An ecologist at the University of Georgia will announce an “almost unheard of” discovery in the Tallassee Forest area of Athens-Clarke County that demonstrates the benefits of land conservation.
James W. Porter, the Meigs Professor of Ecology, will speak Aug. 25 at the Richard B. Russell Building Special Collections Libraries at 5:30 p.m. Porter’s talk, open free to the public, is held in conjunction with the exhibit “John Abbot: Early Georgia’s Naturalist Artist” in the Hargrett Rare Book and Manuscript Library. In addition to the rare watercolors on display in the exhibit, Porter will have more than 1,000 specimens of butterflies and moths from ACC available. The event is open free to the public; a reception will follow. The Russell Building is located at 300 S. Hull St. and parking is available in the Hull Street Parking Deck.
Porter’s research has revealed the presence of three lookalike species of Pearly Eye butterflies in the Tallassee Forest.

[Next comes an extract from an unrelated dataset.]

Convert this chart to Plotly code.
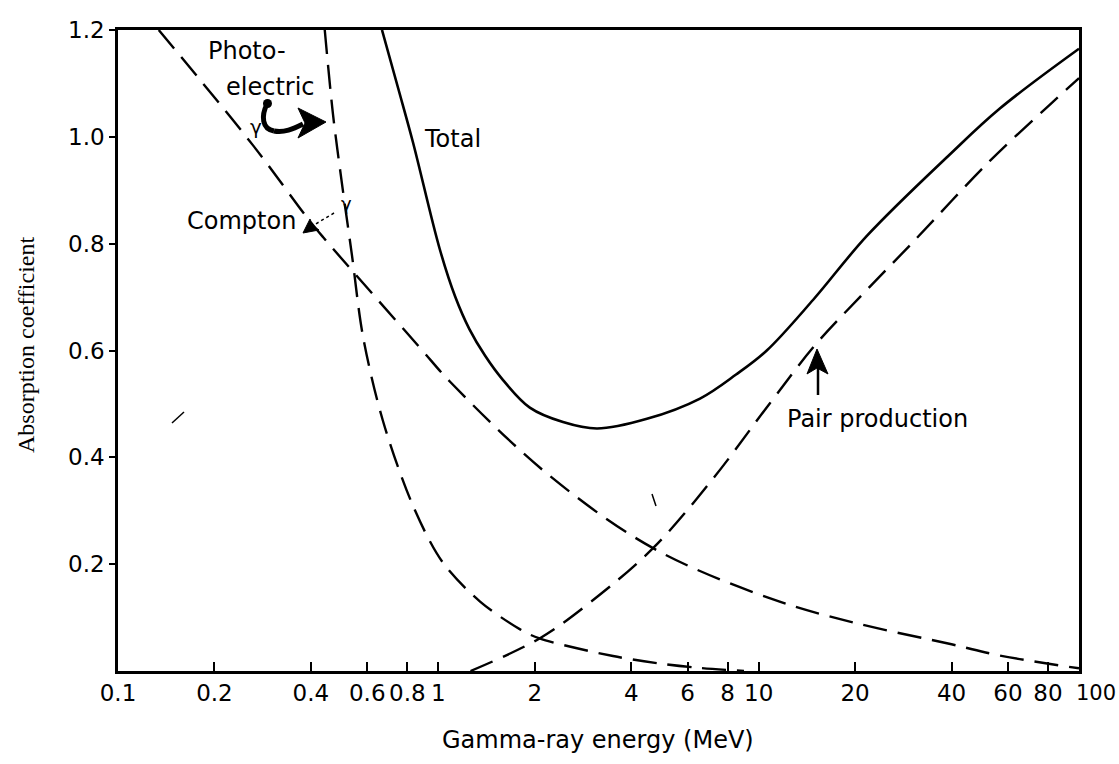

“The presence of three virtually indistinguishable, but genetically distinct, species at the same time and in the same place is almost unheard of outside the tropics. Illustrations of Pearly Eye butterflies in the Hargrett‘s copy of The Rarer Lepidopterous Insects of Georgia (1791) by Georgia naturalist John Abbott, show that more than 100 years before the scientific description of these species, the artist was clearly aware of the slight variations that were later used to distinguish them,” Porter said. “Mature and diverse forests and wetlands, like those at Tallassee, can provide niches for diverse species. Tallassee Forest can also be a refuge for species with ranges shifted by development, such as that in downtown Athens, and by changing climate.”
Porter will also show how the holdings of both the Hargrett Library and the Georgia Museum of Natural History can inform us, not just about our past, but also about our future.